吳邪一愣,能幫忙查查林言的身世是最好不過了:“二叔能幫忙查下最好,他自己也想知道。不過時間過去這么長了,怎么查?”
吳二白頷首,端起茶盞品了一口:“十年以前可能查不到,現在只要幾根頭發幾滴血就行。”
大學生吳邪還有些一頭霧水,林言已經反映過來了:“DNA?”他恍然大悟,想想其實也差不多這個時候,DNA檢測在上個世紀八十年代已經引入執法系統,九十年代已經開始相當普及了,這都零幾年了,確實已經很普遍了。
像吳邪這種不怎么關注的沒怎么聽說過是正常的,像林言這種經常看小說的,尤其是偵探小說,幾乎每個案子必測DNA,背都能背出來了。發現沒有身份信息的尸體怎么辦?提取DNA!找符合條件的報失人家屬!測DNA!這不就搞定了?
他之前倒是沒想到,知道自己在這個世界的身份還能用這種辦法!不過萬一他在這里匹配不到親人怎么辦?不對啊!匹配到親人才是完蛋!匹配不到就是身穿,好歹是他自己的身體,匹配得到不就是魂穿了嘛!連身體都不是自己的!
一時間,他竟然不知道自己是希望DNA檢測能幫他找到親人還是找不到好。
看見林言楞在那里,吳邪拽了拽他的袖子,先拔了他兩根頭發放在桌上。

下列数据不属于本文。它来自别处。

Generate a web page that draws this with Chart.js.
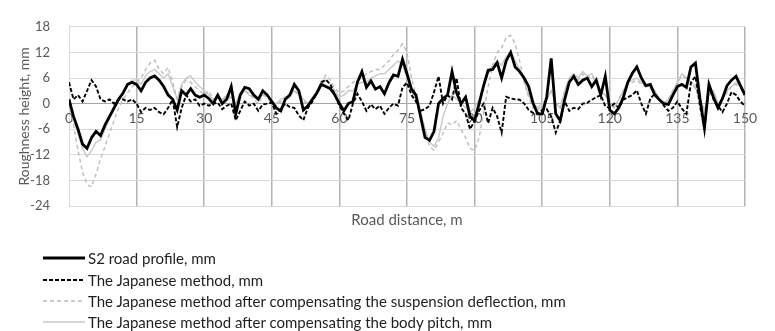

林言吃痛,捂著頭看向他,只見他一臉無辜眨了眨眼睛:“放血這個你自己來?”
林言嫌棄地看他一眼,還不如他來呢,自己給自己放血算是怎么回事啊!但看著吳二白古井不波的臉色,他從心地縮了縮脖子:“我這里也沒針啊,怎么放?放哪兒?”